Chapter 1 – Is the Church on Steroids?

The purpose of the Church is to glorify God. The mission for carrying this out this purpose can be organized according to the five-fold approach of discipleship, evangelism, fellowship, ministry, and worship. However, the Church in North America has gotten off track with this mission, and our imbalances yield some severe consequences.

Just as athletes can pump up their performances by using steroids, churches can pump up their numbers by overfocusing resources on producing worship components that draw people in. A vital worship service may prove an effective way to reach non-Christians. However, worship services have not shown an ability to "close the back door" by which attendees leave because they are not able to get involved in meaningful ministry.

So, "steroid strategies" in church have a down side. They create extremes that stress the very systems they were meant to preserve and promote.
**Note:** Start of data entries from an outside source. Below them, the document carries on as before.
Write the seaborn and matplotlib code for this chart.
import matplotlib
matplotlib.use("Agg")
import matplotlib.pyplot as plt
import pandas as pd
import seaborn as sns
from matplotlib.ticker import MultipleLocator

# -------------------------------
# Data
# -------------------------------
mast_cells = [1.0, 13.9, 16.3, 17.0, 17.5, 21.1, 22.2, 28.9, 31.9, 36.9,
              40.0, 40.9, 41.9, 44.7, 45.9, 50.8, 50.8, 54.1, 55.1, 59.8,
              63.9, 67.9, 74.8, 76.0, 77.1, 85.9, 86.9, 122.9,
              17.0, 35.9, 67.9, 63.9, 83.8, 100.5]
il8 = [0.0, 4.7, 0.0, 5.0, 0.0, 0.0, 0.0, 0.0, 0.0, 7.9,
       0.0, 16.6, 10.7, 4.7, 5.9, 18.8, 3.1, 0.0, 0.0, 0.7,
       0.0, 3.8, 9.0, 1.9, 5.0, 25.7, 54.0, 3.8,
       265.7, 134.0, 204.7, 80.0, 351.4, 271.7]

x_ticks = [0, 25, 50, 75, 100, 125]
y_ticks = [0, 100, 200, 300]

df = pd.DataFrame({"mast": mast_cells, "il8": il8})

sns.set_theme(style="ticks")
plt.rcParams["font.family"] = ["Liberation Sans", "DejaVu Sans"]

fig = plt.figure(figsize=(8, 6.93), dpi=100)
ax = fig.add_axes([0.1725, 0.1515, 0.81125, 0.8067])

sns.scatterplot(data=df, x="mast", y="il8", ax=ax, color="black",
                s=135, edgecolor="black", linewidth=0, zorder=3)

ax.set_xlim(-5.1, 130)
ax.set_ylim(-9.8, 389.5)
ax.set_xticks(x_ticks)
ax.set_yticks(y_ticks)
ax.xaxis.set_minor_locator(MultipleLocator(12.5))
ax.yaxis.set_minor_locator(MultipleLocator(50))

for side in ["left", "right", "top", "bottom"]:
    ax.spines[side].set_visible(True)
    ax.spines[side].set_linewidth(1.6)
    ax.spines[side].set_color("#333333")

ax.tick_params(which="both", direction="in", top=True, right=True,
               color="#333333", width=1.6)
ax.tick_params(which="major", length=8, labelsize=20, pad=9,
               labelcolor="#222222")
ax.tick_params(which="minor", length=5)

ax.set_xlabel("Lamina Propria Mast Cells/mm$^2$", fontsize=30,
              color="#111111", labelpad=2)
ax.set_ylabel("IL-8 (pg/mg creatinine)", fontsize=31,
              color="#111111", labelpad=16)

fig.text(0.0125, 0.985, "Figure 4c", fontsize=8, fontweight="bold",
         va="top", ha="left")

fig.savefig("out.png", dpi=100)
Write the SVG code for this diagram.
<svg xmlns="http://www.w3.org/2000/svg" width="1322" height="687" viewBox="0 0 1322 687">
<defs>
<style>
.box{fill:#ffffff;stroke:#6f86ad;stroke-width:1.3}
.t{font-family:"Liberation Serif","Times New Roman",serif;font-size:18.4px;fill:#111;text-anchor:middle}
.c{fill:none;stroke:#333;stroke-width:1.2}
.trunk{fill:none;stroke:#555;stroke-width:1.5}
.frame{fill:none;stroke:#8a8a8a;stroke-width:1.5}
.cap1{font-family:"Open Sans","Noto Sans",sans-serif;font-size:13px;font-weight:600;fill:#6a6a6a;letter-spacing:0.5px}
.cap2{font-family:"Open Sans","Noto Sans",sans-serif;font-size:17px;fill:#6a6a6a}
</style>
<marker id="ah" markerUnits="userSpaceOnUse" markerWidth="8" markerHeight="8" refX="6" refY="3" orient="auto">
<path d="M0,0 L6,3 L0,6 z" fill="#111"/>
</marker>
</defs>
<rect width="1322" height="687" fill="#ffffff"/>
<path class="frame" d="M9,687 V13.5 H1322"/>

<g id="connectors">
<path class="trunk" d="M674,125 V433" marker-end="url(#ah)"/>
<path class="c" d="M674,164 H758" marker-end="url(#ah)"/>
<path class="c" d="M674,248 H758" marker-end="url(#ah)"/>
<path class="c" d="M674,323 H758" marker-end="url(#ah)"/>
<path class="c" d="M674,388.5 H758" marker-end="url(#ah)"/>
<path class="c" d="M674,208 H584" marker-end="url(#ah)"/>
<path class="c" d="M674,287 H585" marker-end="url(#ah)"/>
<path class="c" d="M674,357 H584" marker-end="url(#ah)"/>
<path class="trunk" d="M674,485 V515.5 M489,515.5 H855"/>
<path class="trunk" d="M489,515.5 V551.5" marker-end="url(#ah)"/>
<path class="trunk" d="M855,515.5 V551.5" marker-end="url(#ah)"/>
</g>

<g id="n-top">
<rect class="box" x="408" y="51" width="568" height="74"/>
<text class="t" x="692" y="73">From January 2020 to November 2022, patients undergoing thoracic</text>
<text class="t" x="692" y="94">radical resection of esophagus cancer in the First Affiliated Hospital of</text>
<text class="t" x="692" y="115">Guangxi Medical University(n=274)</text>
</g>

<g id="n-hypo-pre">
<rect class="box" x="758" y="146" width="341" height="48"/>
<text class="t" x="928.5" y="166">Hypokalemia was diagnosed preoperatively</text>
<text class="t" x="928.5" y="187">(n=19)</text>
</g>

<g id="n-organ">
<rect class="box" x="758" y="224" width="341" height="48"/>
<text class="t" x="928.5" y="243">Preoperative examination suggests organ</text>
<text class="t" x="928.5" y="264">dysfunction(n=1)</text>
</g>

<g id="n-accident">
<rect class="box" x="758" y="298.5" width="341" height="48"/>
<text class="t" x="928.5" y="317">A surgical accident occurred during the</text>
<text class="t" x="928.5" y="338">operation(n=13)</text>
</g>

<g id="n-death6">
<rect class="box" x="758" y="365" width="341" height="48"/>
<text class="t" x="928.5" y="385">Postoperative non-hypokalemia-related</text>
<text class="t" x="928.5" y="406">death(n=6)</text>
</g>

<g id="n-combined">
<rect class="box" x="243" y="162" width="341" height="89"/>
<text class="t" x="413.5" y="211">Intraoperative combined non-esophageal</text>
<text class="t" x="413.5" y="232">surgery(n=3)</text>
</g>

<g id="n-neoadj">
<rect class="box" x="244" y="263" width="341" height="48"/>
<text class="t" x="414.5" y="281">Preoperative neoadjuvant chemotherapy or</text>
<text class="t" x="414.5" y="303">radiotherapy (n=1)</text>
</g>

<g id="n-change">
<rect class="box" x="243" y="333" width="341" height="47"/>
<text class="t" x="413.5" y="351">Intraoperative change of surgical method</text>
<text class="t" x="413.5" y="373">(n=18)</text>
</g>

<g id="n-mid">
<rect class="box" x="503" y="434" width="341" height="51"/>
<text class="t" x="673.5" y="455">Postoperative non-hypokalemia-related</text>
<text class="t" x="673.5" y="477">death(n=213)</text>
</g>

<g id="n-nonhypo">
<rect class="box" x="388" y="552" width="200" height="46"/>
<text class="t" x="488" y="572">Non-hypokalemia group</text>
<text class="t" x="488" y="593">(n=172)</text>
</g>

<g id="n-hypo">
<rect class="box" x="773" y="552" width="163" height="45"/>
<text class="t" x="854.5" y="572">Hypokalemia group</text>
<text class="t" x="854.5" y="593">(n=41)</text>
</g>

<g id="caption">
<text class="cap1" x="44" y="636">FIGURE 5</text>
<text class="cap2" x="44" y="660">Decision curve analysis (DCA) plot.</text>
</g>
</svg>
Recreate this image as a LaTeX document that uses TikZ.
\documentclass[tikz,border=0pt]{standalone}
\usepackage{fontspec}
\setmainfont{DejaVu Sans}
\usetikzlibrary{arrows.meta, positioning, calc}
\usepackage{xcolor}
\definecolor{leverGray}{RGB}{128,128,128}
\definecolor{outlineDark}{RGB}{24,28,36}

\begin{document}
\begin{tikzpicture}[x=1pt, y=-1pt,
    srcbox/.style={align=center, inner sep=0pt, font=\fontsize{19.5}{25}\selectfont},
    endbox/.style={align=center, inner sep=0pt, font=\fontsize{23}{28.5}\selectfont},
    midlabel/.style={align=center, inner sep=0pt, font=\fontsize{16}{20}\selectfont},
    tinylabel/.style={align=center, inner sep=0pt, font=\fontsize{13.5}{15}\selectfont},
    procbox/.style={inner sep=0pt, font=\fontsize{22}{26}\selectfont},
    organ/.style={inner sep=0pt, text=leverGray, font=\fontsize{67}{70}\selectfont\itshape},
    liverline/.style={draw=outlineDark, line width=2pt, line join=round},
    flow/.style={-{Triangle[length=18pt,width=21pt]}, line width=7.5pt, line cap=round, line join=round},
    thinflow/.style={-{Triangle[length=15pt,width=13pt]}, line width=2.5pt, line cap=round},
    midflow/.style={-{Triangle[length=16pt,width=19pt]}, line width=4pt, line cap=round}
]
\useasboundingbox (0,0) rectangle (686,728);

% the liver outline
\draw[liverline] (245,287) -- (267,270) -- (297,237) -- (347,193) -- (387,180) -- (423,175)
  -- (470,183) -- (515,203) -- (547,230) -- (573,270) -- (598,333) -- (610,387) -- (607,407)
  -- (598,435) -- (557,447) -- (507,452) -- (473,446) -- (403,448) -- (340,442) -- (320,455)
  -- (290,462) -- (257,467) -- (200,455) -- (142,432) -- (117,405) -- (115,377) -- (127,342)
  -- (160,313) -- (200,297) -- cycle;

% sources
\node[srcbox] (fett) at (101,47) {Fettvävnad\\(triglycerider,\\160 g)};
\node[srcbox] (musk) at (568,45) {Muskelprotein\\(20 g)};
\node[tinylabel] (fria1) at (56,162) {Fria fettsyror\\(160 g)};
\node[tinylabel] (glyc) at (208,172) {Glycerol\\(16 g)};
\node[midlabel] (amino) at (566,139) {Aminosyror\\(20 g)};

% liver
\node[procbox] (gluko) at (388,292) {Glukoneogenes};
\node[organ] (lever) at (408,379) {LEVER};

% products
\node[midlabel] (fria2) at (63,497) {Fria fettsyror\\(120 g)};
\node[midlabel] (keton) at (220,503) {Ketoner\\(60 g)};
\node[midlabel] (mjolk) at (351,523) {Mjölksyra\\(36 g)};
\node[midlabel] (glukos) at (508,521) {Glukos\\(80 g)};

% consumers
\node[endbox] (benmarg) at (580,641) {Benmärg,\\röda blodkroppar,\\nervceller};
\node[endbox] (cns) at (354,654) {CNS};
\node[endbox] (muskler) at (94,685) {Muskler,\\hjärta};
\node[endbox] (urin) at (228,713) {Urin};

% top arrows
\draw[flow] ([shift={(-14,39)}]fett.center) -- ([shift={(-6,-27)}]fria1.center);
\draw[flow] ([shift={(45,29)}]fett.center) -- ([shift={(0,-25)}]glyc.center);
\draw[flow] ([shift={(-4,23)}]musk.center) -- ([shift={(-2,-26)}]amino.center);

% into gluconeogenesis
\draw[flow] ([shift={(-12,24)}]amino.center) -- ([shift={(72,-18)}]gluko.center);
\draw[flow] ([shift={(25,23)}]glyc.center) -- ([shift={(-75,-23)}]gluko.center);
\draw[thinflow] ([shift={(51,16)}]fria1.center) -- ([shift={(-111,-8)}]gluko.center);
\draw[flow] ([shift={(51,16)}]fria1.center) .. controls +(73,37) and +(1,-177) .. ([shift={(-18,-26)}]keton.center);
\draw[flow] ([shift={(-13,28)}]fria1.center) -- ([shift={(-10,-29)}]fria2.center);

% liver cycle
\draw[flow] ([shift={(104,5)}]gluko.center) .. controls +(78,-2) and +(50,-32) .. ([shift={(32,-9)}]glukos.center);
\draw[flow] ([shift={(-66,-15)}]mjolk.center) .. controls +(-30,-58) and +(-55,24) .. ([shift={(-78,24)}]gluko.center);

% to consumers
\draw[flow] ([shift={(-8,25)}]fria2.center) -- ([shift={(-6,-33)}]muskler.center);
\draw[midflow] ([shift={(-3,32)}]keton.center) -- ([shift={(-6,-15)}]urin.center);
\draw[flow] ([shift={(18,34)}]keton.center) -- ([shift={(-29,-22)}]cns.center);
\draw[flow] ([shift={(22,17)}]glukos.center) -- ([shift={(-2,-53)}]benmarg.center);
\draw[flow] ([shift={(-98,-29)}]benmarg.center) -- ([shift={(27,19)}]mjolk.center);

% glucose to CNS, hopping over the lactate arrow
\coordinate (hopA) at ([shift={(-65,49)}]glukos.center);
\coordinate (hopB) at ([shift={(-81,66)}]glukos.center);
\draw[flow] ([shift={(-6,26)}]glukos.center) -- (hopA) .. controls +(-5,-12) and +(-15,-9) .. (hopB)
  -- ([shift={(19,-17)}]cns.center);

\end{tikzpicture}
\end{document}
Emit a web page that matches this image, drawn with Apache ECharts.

They embrace seemingly positive short-term gains without consideration for negative long-term consequences.

Here are key destructive long-term system results of a church on steroids:

  • Overemphasis on worship depletes resources from the other four parts of the five-fold ministry (i.e. discipleship, evangelism, fellowship, ministry).
  • An attempt to be too culturally relevant creates an atmosphere that is moralistic (do the right thing), messages that are therapeutic (feel good about yourself), and/or culture that is deistic consumerism (it's all about me).
  • Burnout of vocational staff, disappointment of current volunteers, and loss of potential participants.

Are You Committed? explores why the ministry mission objective needs to be reformulated for churches, and how to do that. Jay views connecting God's people in meaningful ministry as key to rebalancing ourselves so we can fulfill our purpose of glorifying God through the entire five-fold mission of the Church.